How would an originalist court rule on abortion or other sensitive social issues?

As I suggested earlier, the essence of originalism is, in many ways, an adherence to the idea of self-government properly understood. Implicit in that notion is the belief that when it comes to the Constitution the Founders can be assumed to have said what they meant and meant what they said. The Constitution is a fundamental law, but a fundamental law of limited and enumerated powers. The Constitution does not empower judges to do whatever they might think society needs or what they believe to be just. The harsh truth is that not every social ill is to be met by a constitutional power.  In areas concerning divisive social issues, an originalist would argue that those issues are better resolved by the people and their political representatives in the state or possibly national legislatures. The fact is, there are good and decent people on both sides of such issues and it is by deliberation that society can work through the often slow, but legitimate effort to come to grips with what the law should be. On the issue of abortion, for example, there is evidence that on the eve of Roe v. Wade that there was a movement within many states toward more liberal policies on abortion. The Court’s well-intentioned interference with that process has produced the catastrophic politics that now surrounds that issue, with no end in sight to the acrimony.

Now, the obvious question: How does this relate to leadership studies?

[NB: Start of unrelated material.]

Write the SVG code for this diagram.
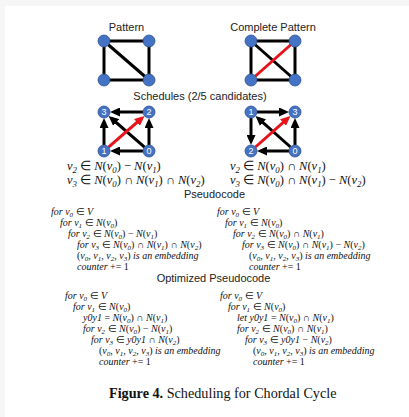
<svg xmlns="http://www.w3.org/2000/svg" width="409" height="417" viewBox="0 0 409 417">
<defs>
<style>
.lbl{font-family:"Liberation Sans",Arial,sans-serif;font-size:11px;fill:#222;text-anchor:middle}
.e{stroke:#000;stroke-width:3;fill:none}
.r{stroke:#e8141b;stroke-width:3;fill:none}
.a{stroke:#000;stroke-width:3;fill:none;marker-end:url(#ab)}
.ar{stroke:#e8141b;stroke-width:3;fill:none;marker-end:url(#ar)}
.n{fill:#4472c4;stroke:#2f528f;stroke-width:0.8}
.nt{font-family:"Liberation Sans",Arial,sans-serif;font-size:9px;fill:#fff;text-anchor:middle}
.m{font-family:"Liberation Serif","Times New Roman",serif;font-style:italic;font-size:12.5px;fill:#111}
.p{font-family:"Liberation Serif","Times New Roman",serif;font-style:italic;font-size:10px;fill:#111}
.u{font-style:normal}
.s{font-size:70%}
.cap{font-family:"Liberation Serif","Times New Roman",serif;font-size:14.2px;fill:#111}
</style>
<marker id="ab" markerUnits="userSpaceOnUse" markerWidth="10" markerHeight="9" refX="6" refY="4.5" orient="auto"><path d="M0,0 L10,4.5 L0,9 z" fill="#000"/></marker>
<marker id="ar" markerUnits="userSpaceOnUse" markerWidth="10" markerHeight="9" refX="6" refY="4.5" orient="auto"><path d="M0,0 L10,4.5 L0,9 z" fill="#e8141b"/></marker>
</defs>
<rect width="409" height="417" fill="#f6f6f6"/>
<rect x="5" y="6" width="404" height="411" fill="#fff"/>

<g id="labels">
<text class="lbl" x="126.5" y="31">Pattern</text>
<text class="lbl" x="273" y="31">Complete Pattern</text>
<text class="lbl" x="200" y="100">Schedules (2/5 candidates)</text>
<text class="lbl" x="214.5" y="198">Pseudocode</text>
<text class="lbl" x="213.5" y="282">Optimized Pseudocode</text>
</g>

<g id="connectors">
<line class="e" x1="104" y1="41" x2="149" y2="41"/>
<line class="e" x1="104" y1="41" x2="104" y2="80"/>
<line class="e" x1="149" y1="41" x2="149" y2="80"/>
<line class="e" x1="104" y1="80" x2="149" y2="80"/>
<line class="e" x1="104" y1="41" x2="149" y2="80"/>
<line class="e" x1="251" y1="41" x2="295" y2="41"/>
<line class="e" x1="251" y1="41" x2="251" y2="80"/>
<line class="e" x1="295" y1="41" x2="295" y2="80"/>
<line class="e" x1="251" y1="80" x2="295" y2="80"/>
<line class="e" x1="251" y1="41" x2="295" y2="80"/>
<line class="r" x1="251" y1="80" x2="295" y2="41"/>
<line class="a" x1="104" y1="145" x2="104" y2="122"/>
<line class="a" x1="143" y1="112" x2="114" y2="112"/>
<line class="a" x1="149" y1="145" x2="149" y2="122"/>
<line class="a" x1="143" y1="151" x2="114" y2="151"/>
<line class="a" x1="144.5" y1="147.1" x2="111.6" y2="118.5"/>
<line class="ar" x1="108.5" y1="147.1" x2="141.5" y2="118.5"/>
<line class="a" x1="257" y1="112" x2="285" y2="112"/>
<line class="a" x1="251" y1="118" x2="251" y2="141"/>
<line class="a" x1="295" y1="145" x2="295" y2="122"/>
<line class="a" x1="289" y1="151" x2="261" y2="151"/>
<line class="a" x1="290.5" y1="147" x2="258.5" y2="118.6"/>
<line class="ar" x1="255.5" y1="147" x2="287.5" y2="118.6"/>
</g>

<g id="pattern-nodes">
<circle class="n" cx="104" cy="41" r="6"/>
<circle class="n" cx="149" cy="41" r="6"/>
<circle class="n" cx="104" cy="80" r="6"/>
<circle class="n" cx="149" cy="80" r="6"/>
</g>
<g id="complete-nodes">
<circle class="n" cx="251" cy="41" r="6"/>
<circle class="n" cx="295" cy="41" r="6"/>
<circle class="n" cx="251" cy="80" r="6"/>
<circle class="n" cx="295" cy="80" r="6"/>
</g>
<g id="s1-n3"><circle class="n" cx="104" cy="112" r="6"/><text class="nt" x="104" y="115.2">3</text></g>
<g id="s1-n2"><circle class="n" cx="149" cy="112" r="6"/><text class="nt" x="149" y="115.2">2</text></g>
<g id="s1-n1"><circle class="n" cx="104" cy="151" r="6"/><text class="nt" x="104" y="154.2">1</text></g>
<g id="s1-n0"><circle class="n" cx="149" cy="151" r="6"/><text class="nt" x="149" y="154.2">0</text></g>
<g id="s2-n1"><circle class="n" cx="251" cy="112" r="6"/><text class="nt" x="251" y="115.2">1</text></g>
<g id="s2-n3"><circle class="n" cx="295" cy="112" r="6"/><text class="nt" x="295" y="115.2">3</text></g>
<g id="s2-n2"><circle class="n" cx="251" cy="151" r="6"/><text class="nt" x="251" y="154.2">2</text></g>
<g id="s2-n0"><circle class="n" cx="295" cy="151" r="6"/><text class="nt" x="295" y="154.2">0</text></g>

<g id="equations">
<text class="m" x="67" y="170">v<tspan class="s" dy="2.5">2</tspan><tspan class="u" dy="-2.5"> ∈ </tspan>N<tspan class="u">(</tspan>v<tspan class="s" dy="2.5">0</tspan><tspan class="u" dy="-2.5">) − </tspan>N<tspan class="u">(</tspan>v<tspan class="s" dy="2.5">1</tspan><tspan class="u" dy="-2.5">)</tspan></text>
<text class="m" x="67" y="184">v<tspan class="s" dy="2.5">3</tspan><tspan class="u" dy="-2.5"> ∈ </tspan>N<tspan class="u">(</tspan>v<tspan class="s" dy="2.5">0</tspan><tspan class="u" dy="-2.5">) ∩ </tspan>N<tspan class="u">(</tspan>v<tspan class="s" dy="2.5">1</tspan><tspan class="u" dy="-2.5">) ∩ </tspan>N<tspan class="u">(</tspan>v<tspan class="s" dy="2.5">2</tspan><tspan class="u" dy="-2.5">)</tspan></text>
<text class="m" x="230" y="170">v<tspan class="s" dy="2.5">2</tspan><tspan class="u" dy="-2.5"> ∈ </tspan>N<tspan class="u">(</tspan>v<tspan class="s" dy="2.5">0</tspan><tspan class="u" dy="-2.5">) ∩ </tspan>N<tspan class="u">(</tspan>v<tspan class="s" dy="2.5">1</tspan><tspan class="u" dy="-2.5">)</tspan></text>
<text class="m" x="230" y="184">v<tspan class="s" dy="2.5">3</tspan><tspan class="u" dy="-2.5"> ∈ </tspan>N<tspan class="u">(</tspan>v<tspan class="s" dy="2.5">0</tspan><tspan class="u" dy="-2.5">) ∩ </tspan>N<tspan class="u">(</tspan>v<tspan class="s" dy="2.5">1</tspan><tspan class="u" dy="-2.5">) − </tspan>N<tspan class="u">(</tspan>v<tspan class="s" dy="2.5">2</tspan><tspan class="u" dy="-2.5">)</tspan></text>
</g>

<g id="pseudocode-left">
<text class="p" x="51" y="215">for v<tspan class="s" dy="2">0</tspan><tspan class="u" dy="-2"> ∈ </tspan>V</text>
<text class="p" x="60" y="226">for v<tspan class="s" dy="2">1</tspan><tspan class="u" dy="-2"> ∈ </tspan>N<tspan class="u">(</tspan>v<tspan class="s" dy="2">0</tspan><tspan class="u" dy="-2">)</tspan></text>
<text class="p" x="68" y="237">for v<tspan class="s" dy="2">2</tspan><tspan class="u" dy="-2"> ∈ </tspan>N<tspan class="u">(</tspan>v<tspan class="s" dy="2">0</tspan><tspan class="u" dy="-2">) − </tspan>N<tspan class="u">(</tspan>v<tspan class="s" dy="2">1</tspan><tspan class="u" dy="-2">)</tspan></text>
<text class="p" x="77" y="248">for v<tspan class="s" dy="2">3</tspan><tspan class="u" dy="-2"> ∈ </tspan>N<tspan class="u">(</tspan>v<tspan class="s" dy="2">0</tspan><tspan class="u" dy="-2">) ∩ </tspan>N<tspan class="u">(</tspan>v<tspan class="s" dy="2">1</tspan><tspan class="u" dy="-2">) ∩ </tspan>N<tspan class="u">(</tspan>v<tspan class="s" dy="2">2</tspan><tspan class="u" dy="-2">)</tspan></text>
<text class="p" x="77" y="259"><tspan class="u">(</tspan>v<tspan class="s" dy="2">0</tspan><tspan dy="-2">, v</tspan><tspan class="s" dy="2">1</tspan><tspan dy="-2">, v</tspan><tspan class="s" dy="2">2</tspan><tspan dy="-2">, v</tspan><tspan class="s" dy="2">3</tspan><tspan class="u" dy="-2">)</tspan> is an embedding</text>
<text class="p" x="77" y="270">counter <tspan class="u">+= 1</tspan></text>
</g>

<g id="pseudocode-right">
<text class="p" x="217" y="215">for v<tspan class="s" dy="2">0</tspan><tspan class="u" dy="-2"> ∈ </tspan>V</text>
<text class="p" x="225" y="226">for v<tspan class="s" dy="2">1</tspan><tspan class="u" dy="-2"> ∈ </tspan>N<tspan class="u">(</tspan>v<tspan class="s" dy="2">0</tspan><tspan class="u" dy="-2">)</tspan></text>
<text class="p" x="233" y="237">for v<tspan class="s" dy="2">2</tspan><tspan class="u" dy="-2"> ∈ </tspan>N<tspan class="u">(</tspan>v<tspan class="s" dy="2">0</tspan><tspan class="u" dy="-2">) ∩ </tspan>N<tspan class="u">(</tspan>v<tspan class="s" dy="2">1</tspan><tspan class="u" dy="-2">)</tspan></text>
<text class="p" x="242" y="248">for v<tspan class="s" dy="2">3</tspan><tspan class="u" dy="-2"> ∈ </tspan>N<tspan class="u">(</tspan>v<tspan class="s" dy="2">0</tspan><tspan class="u" dy="-2">) ∩ </tspan>N<tspan class="u">(</tspan>v<tspan class="s" dy="2">1</tspan><tspan class="u" dy="-2">) − </tspan>N<tspan class="u">(</tspan>v<tspan class="s" dy="2">2</tspan><tspan class="u" dy="-2">)</tspan></text>
<text class="p" x="249" y="259"><tspan class="u">(</tspan>v<tspan class="s" dy="2">0</tspan><tspan dy="-2">, v</tspan><tspan class="s" dy="2">1</tspan><tspan dy="-2">, v</tspan><tspan class="s" dy="2">2</tspan><tspan dy="-2">, v</tspan><tspan class="s" dy="2">3</tspan><tspan class="u" dy="-2">)</tspan> is an embedding</text>
<text class="p" x="249" y="270">counter <tspan class="u">+= 1</tspan></text>
</g>

<g id="optimized-left">
<text class="p" x="65" y="299">for v<tspan class="s" dy="2">0</tspan><tspan class="u" dy="-2"> ∈ </tspan>V</text>
<text class="p" x="73" y="310">for v<tspan class="s" dy="2">1</tspan><tspan class="u" dy="-2"> ∈ </tspan>N<tspan class="u">(</tspan>v<tspan class="s" dy="2">0</tspan><tspan class="u" dy="-2">)</tspan></text>
<text class="p" x="83" y="321">y0y1<tspan class="u"> = </tspan>N<tspan class="u">(</tspan>v<tspan class="s" dy="2">0</tspan><tspan class="u" dy="-2">) ∩ </tspan>N<tspan class="u">(</tspan>v<tspan class="s" dy="2">1</tspan><tspan class="u" dy="-2">)</tspan></text>
<text class="p" x="83" y="332">for v<tspan class="s" dy="2">2</tspan><tspan class="u" dy="-2"> ∈ </tspan>N<tspan class="u">(</tspan>v<tspan class="s" dy="2">0</tspan><tspan class="u" dy="-2">) − </tspan>N<tspan class="u">(</tspan>v<tspan class="s" dy="2">1</tspan><tspan class="u" dy="-2">)</tspan></text>
<text class="p" x="91" y="343">for v<tspan class="s" dy="2">3</tspan><tspan class="u" dy="-2"> ∈ </tspan>y0y1<tspan class="u"> ∩ </tspan>N<tspan class="u">(</tspan>v<tspan class="s" dy="2">2</tspan><tspan class="u" dy="-2">)</tspan></text>
<text class="p" x="99" y="354"><tspan class="u">(</tspan>v<tspan class="s" dy="2">0</tspan><tspan dy="-2">, v</tspan><tspan class="s" dy="2">1</tspan><tspan dy="-2">, v</tspan><tspan class="s" dy="2">2</tspan><tspan dy="-2">, v</tspan><tspan class="s" dy="2">3</tspan><tspan class="u" dy="-2">)</tspan> is an embedding</text>
<text class="p" x="99" y="365">counter <tspan class="u">+= 1</tspan></text>
</g>

<g id="optimized-right">
<text class="p" x="220" y="299">for v<tspan class="s" dy="2">0</tspan><tspan class="u" dy="-2"> ∈ </tspan>V</text>
<text class="p" x="228" y="310">for v<tspan class="s" dy="2">1</tspan><tspan class="u" dy="-2"> ∈ </tspan>N<tspan class="u">(</tspan>v<tspan class="s" dy="2">0</tspan><tspan class="u" dy="-2">)</tspan></text>
<text class="p" x="237" y="321">let y0y1<tspan class="u"> = </tspan>N<tspan class="u">(</tspan>v<tspan class="s" dy="2">0</tspan><tspan class="u" dy="-2">) ∩ </tspan>N<tspan class="u">(</tspan>v<tspan class="s" dy="2">1</tspan><tspan class="u" dy="-2">)</tspan></text>
<text class="p" x="237" y="332">for v<tspan class="s" dy="2">2</tspan><tspan class="u" dy="-2"> ∈ </tspan>N<tspan class="u">(</tspan>v<tspan class="s" dy="2">0</tspan><tspan class="u" dy="-2">) ∩ </tspan>N<tspan class="u">(</tspan>v<tspan class="s" dy="2">1</tspan><tspan class="u" dy="-2">)</tspan></text>
<text class="p" x="245" y="343">for v<tspan class="s" dy="2">3</tspan><tspan class="u" dy="-2"> ∈ </tspan>y0y1<tspan class="u"> − </tspan>N<tspan class="u">(</tspan>v<tspan class="s" dy="2">2</tspan><tspan class="u" dy="-2">)</tspan></text>
<text class="p" x="253" y="354"><tspan class="u">(</tspan>v<tspan class="s" dy="2">0</tspan><tspan dy="-2">, v</tspan><tspan class="s" dy="2">1</tspan><tspan dy="-2">, v</tspan><tspan class="s" dy="2">2</tspan><tspan dy="-2">, v</tspan><tspan class="s" dy="2">3</tspan><tspan class="u" dy="-2">)</tspan> is an embedding</text>
<text class="p" x="253" y="365">counter <tspan class="u">+= 1</tspan></text>
</g>

<g id="caption">
<text class="cap" x="109" y="398"><tspan font-weight="bold">Figure 4.</tspan> Scheduling for Chordal Cycle</text>
</g>
</svg>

This is, in a sense, a book about intellectual leadership in the highest sense. It begins with the transformation of political philosophy by the innovations of Hobbes and Locke; it continues with those who were influenced by them and by whose work their theories were developed, thinkers such as Burlamaqui, Blackstone, and Montesquieu; and it focuses primarily on the American Founders such as Jefferson, Madison, Marshall, and Hamilton and their constitutional handiwork. Ideas, at the end of the day, have consequences. Leadership is about ideas and consequences.